→ Task goal: Beginning with the line that contains "Give me the", retype the entries below exactly, ending with the line that contains "var day21 = [1.0, 1.7, 1.65, 2.65, 3.35];". Leave out any pictures.

***** Material provided *****

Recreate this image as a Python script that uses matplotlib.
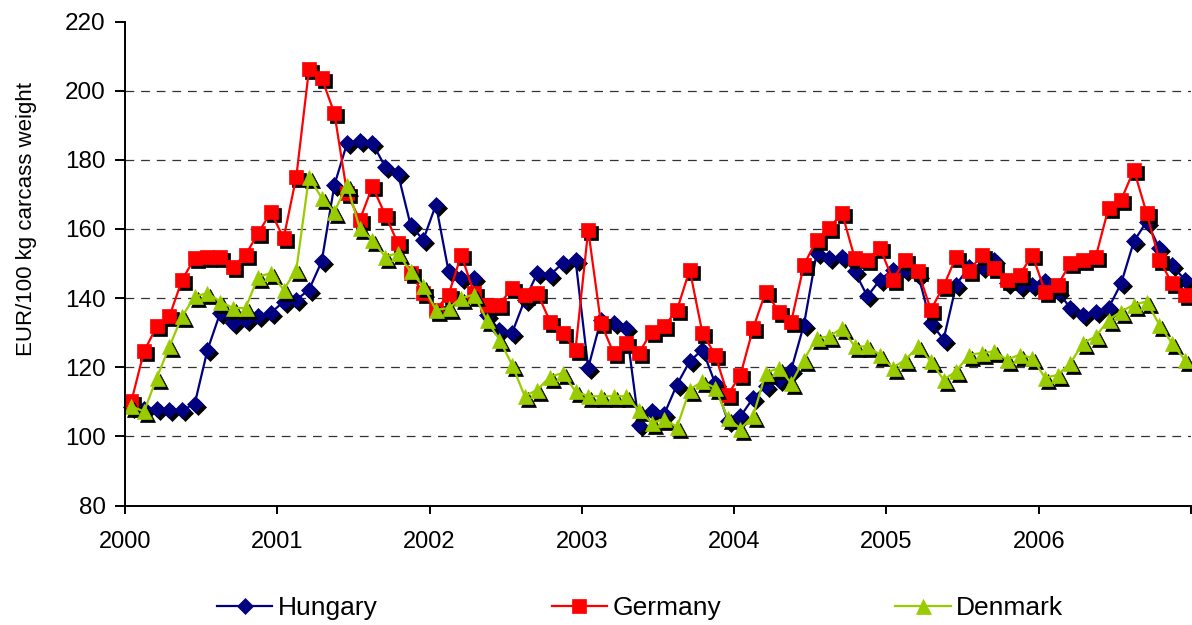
import numpy as np
import matplotlib
matplotlib.use("Agg")
import matplotlib.pyplot as plt
from matplotlib.transforms import offset_copy

plt.rcParams['font.family'] = ['Liberation Sans', 'DejaVu Sans']

# monthly prices, Jan 2000 .. Dec 2006 (EUR/100 kg carcass weight)
hungary = [
    108.5, 108, 108, 107.5, 107.5, 109.5, 125, 135.7, 132.8, 133.7, 134.7, 135.7,
    139, 139.5, 142.4, 150.6, 172.7, 184.8, 185.3, 184.8, 178, 176.1, 161.2, 156.8,
    167, 147.7, 145.8, 145.8, 135.2, 130.8, 129.9, 139.5, 147.2, 146.7, 150.1, 151.1,
    119.8, 133.7, 132.8, 131.3, 103.4, 107.2, 106.5, 115, 121.7, 125.1, 115.4, 104.5,
    105.8, 111.1, 114.5, 116.4, 119.3, 132.3, 153, 151.6, 152, 147.7, 140.5, 145.3,
    148.2, 148.2, 146.7, 132.8, 128, 143.8, 149.1, 149.1, 151.1, 144.5, 143.4, 143.8,
    144.8, 141.9, 137.1, 135.2, 136.1, 137.1, 144.3, 156.4, 162.1, 154.5, 149.6, 145.3,
]
germany = [
    110.1, 124.6, 131.8, 134.7, 145.3, 151.6, 152, 152, 149.1, 152.5, 158.8, 164.9,
    157.3, 175.1, 206.2, 203.6, 193.5, 170.3, 162.6, 172.3, 164.1, 155.9, 147.2, 141.4,
    136.6, 141, 152.5, 141.4, 138.1, 138.1, 142.9, 141, 141.4, 133.2, 129.9, 125.1,
    159.7, 132.8, 124.1, 127, 124.1, 130.3, 131.8, 136.6, 148.2, 129.9, 123.6, 112,
    117.8, 131.3, 141.9, 136.1, 133.2, 149.6, 156.8, 160.2, 164.6, 151.6, 151.1, 154.5,
    145.3, 151.1, 147.7, 136.6, 143.4, 152, 147.7, 152.5, 148.7, 145.3, 146.7, 152.5,
    141.9, 143.8, 150.1, 151.1, 152, 166, 168.4, 177.1, 164.6, 151.1, 144.3, 141,
]
denmark = [
    108.7, 107.2, 116.9, 126, 134.7, 140.5, 141.4, 139, 137.1, 137.1, 146.2, 147.2,
    142.4, 148.2, 175.1, 168.9, 165, 172.7, 160.2, 156.8, 152, 153, 147.7, 143.4,
    136.6, 137.1, 140, 141, 133.7, 128, 120.7, 111.6, 113.5, 117.3, 118.3, 113,
    111.6, 111.6, 111.6, 111.6, 107.5, 103.9, 105, 102.7, 113.5, 115.9, 114, 105.3,
    102.2, 106, 118.3, 119.8, 115.4, 122.2, 128.4, 128.9, 131.3, 126, 126, 123.6,
    119.8, 122.2, 126, 121.7, 116.4, 118.8, 123.6, 124.1, 124.6, 122.2, 123.6, 122.7,
    116.9, 117.8, 121.2, 127, 128.9, 133.7, 136.1, 138.1, 139, 132.3, 127, 122.2,
]
years = list(range(2000, 2008))
year_labels = ["2000", "2001", "2002", "2003", "2004", "2005", "2006", ""]

# mid-month positions
x = 2000 + (np.arange(len(hungary)) + 0.5) / 12.0

series = [
    ("Hungary", hungary, "#000080", "D", 7.8),
    ("Germany", germany, "#FF0000", "s", 9.4),
    ("Denmark", denmark, "#99CC00", "^", 10.8),
]

fig = plt.figure(figsize=(11.92, 6.25), dpi=100)
ax = fig.add_axes([125 / 1192, 1 - 505.5 / 625, 1066 / 1192, (505.5 - 21.5) / 625])

shadow = offset_copy(ax.transData, fig=fig, x=3, y=-3, units="dots")
for k, (name, vals, col, mk, ms) in enumerate(series):
    z = 3 + k
    ax.plot(x, vals, ls="none", marker=mk, ms=ms, mfc="black", mec="black",
            mew=0.5, transform=shadow, zorder=z, clip_on=False)
    ax.plot(x, vals, color=col, lw=1.6, marker=mk, ms=ms, mfc=col, mec=col,
            mew=0.5, label=name, zorder=z + 0.5, clip_on=False)

ax.set_xlim(2000, 2007)
ax.set_ylim(80, 220)
ax.set_yticks(range(80, 221, 20))
ax.set_xticks(years)
ax.set_xticklabels(year_labels)

for v in range(100, 201, 20):
    ax.axhline(v, color="#333333", lw=0.9, ls=(0, (7, 5.5)), zorder=1)

for s in ["top", "right"]:
    ax.spines[s].set_visible(False)
for s in ["left", "bottom"]:
    ax.spines[s].set_linewidth(1.4)
    ax.spines[s].set_zorder(10)

ax.tick_params(axis="y", direction="out", length=7, width=1.4, pad=7, labelsize=17.5)
ax.tick_params(axis="x", direction="out", length=6, width=1.4, pad=12, labelsize=17)

ax.set_ylabel("EUR/100 kg carcass weight", fontsize=16)
ax.yaxis.set_label_coords(-0.083, 0.592)

fig.legend(loc="center", bbox_to_anchor=(0.537, 0.027), ncol=3, frameon=False,
           fontsize=19, handlelength=2.1, handletextpad=0.2, columnspacing=6.6)

fig.savefig("out.png", dpi=100)
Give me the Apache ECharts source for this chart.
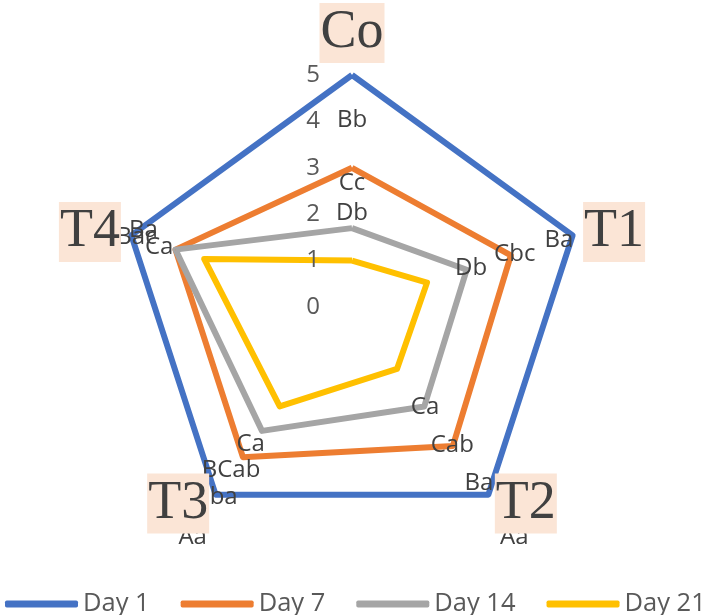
<!DOCTYPE html>
<html>
<head>
<meta charset="utf-8">
<script src="https://cdn.jsdelivr.net/npm/echarts@6/dist/echarts.min.js"></script>
<style>
html, body { margin: 0; padding: 0; background: #fff; }
#main { width: 710px; height: 615px; }
</style>
</head>
<body>
<div id="main"></div>
<script>
// indicator names (axes) and series
var indicators = ['Co', 'T1', 'T2', 'T3', 'T4'];
var dayNames = ['Day 1', 'Day 7', 'Day 14', 'Day 21'];

// values, order Co, T1, T2, T3, T4
var day1 = [5, 5, 5, 5, 5];
var day7 = [3.0, 3.6, 3.7, 4.0, 4.0];
var day14 = [1.7, 2.6, 2.65, 3.3, 4.0];
var day21 = [1.0, 1.7, 1.65, 2.65, 3.35];

// significance letters at each point
var day1Letters = ['', '', 'Aa', 'Aa', ''];
var day7Letters = ['Bb', 'Ba', 'Ba', 'Bba', 'Ba'];
var day14Letters = ['Cc', 'Cbc', 'Cab', 'BCab', 'Bac'];
var day21Letters = ['Db', 'Db', 'Ca', 'Ca', 'Ca'];

var dayValues = [day1, day7, day14, day21];
var dayLetters = [day1Letters, day7Letters, day14Letters, day21Letters];
var colors = ['#4472C4', '#ED7D31', '#A5A5A5', '#FFC000'];

// radar runs counter-clockwise, the picture runs clockwise
var axisOrder = [0, 4, 3, 2, 1];
function reorder(arr) {
    return axisOrder.map(function (i) { return arr[i]; });
}

// where each letter sits relative to its point [dx, dy], order Co..T4
var labelShift = [
    [[0, -47], [46, -15], [26, 42], [-23, 42], [-38, -14]],
    [[0, -48], [48, -15], [26, 37], [-27, 40], [-32, -19]],
    [[0, -45], [48, -16], [28, 39], [-31, 39], [-39, -12]],
    [[0, -47], [44, -14], [28, 38], [-29, 38], [-45, -12]]
];

function richFor(shifts) {
    var rich = {};
    shifts.forEach(function (s, i) {
        var dx = s[0], dy = s[1];
        rich['d' + i] = {
            fontSize: 24,
            fontFamily: 'Open Sans',
            color: '#404040',
            padding: [Math.max(0, 2 * dy), Math.max(0, -2 * dx), Math.max(0, -2 * dy), Math.max(0, 2 * dx)]
        };
    });
    return rich;
}

var myChart = echarts.init(document.getElementById('main'));

var series = dayNames.map(function (name, k) {
    var letters = reorder(dayLetters[k]);
    return {
        name: name,
        type: 'radar',
        z: 2,
        symbol: 'circle',
        symbolSize: 1,
        color: colors[k],
        lineStyle: { width: 6, color: colors[k] },
        itemStyle: { color: colors[k] },
        label: {
            show: true,
            position: 'inside',
            formatter: function (p) {
                var t = letters[p.dimensionIndex];
                if (!t) return '';
                return '{d' + p.dimensionIndex + '|' + t + '}';
            },
            rich: richFor(reorder(labelShift[k]))
        },
        data: [{ name: name, value: reorder(dayValues[k]) }]
    };
});

var option = {
    animation: false,
    backgroundColor: '#fff',
    legend: {
        data: dayNames,
        left: 0,
        top: 586,
        width: 900,
        icon: 'roundRect',
        itemWidth: 73,
        itemHeight: 7,
        itemGap: 31,
        itemStyle: { borderWidth: 0 },
        textStyle: { fontSize: 25.5, color: '#595959', fontFamily: 'Open Sans' }
    },
    radar: {
        z: 3,
        center: [352, 307],
        radius: 232,
        shape: 'polygon',
        splitNumber: 5,
        nameGap: 11,
        axisName: {
            color: '#404040',
            fontFamily: 'Liberation Serif',
            fontSize: 54,
            lineHeight: 60,
            backgroundColor: '#FBE5D6',
            padding: [0, 1]
        },
        axisLine: { show: false },
        splitLine: { show: false },
        splitArea: { show: false },
        axisTick: { show: false },
        axisLabel: {
            show: false,
            color: '#595959',
            fontSize: 24,
            fontFamily: 'Open Sans',
            margin: 32
        },
        indicator: reorder(indicators).map(function (n, i) {
            return {
                name: n,
                min: 0,
                max: 5,
                axisLabel: { show: i === 0 }
            };
        })
    },
    series: series
};

myChart.setOption(option);
</script>
</body>
</html>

*****

→ Written response:
Give me the Apache ECharts source for this chart.
<!DOCTYPE html>
<html>
<head>
<meta charset="utf-8">
<script src="https://cdn.jsdelivr.net/npm/echarts@6/dist/echarts.min.js"></script>
<style>
html, body { margin: 0; padding: 0; background: #fff; }
#main { width: 710px; height: 615px; }
</style>
</head>
<body>
<div id="main"></div>
<script>
// indicator names (axes) and series
var indicators = ['Co', 'T1', 'T2', 'T3', 'T4'];
var dayNames = ['Day 1', 'Day 7', 'Day 14', 'Day 21'];

// values, order Co, T1, T2, T3, T4
var day1 = [5, 5, 5, 5, 5];
var day7 = [3.0, 3.6, 3.7, 4.0, 4.0];
var day14 = [1.7, 2.6, 2.65, 3.3, 4.0];
var day21 = [1.0, 1.7, 1.65, 2.65, 3.35];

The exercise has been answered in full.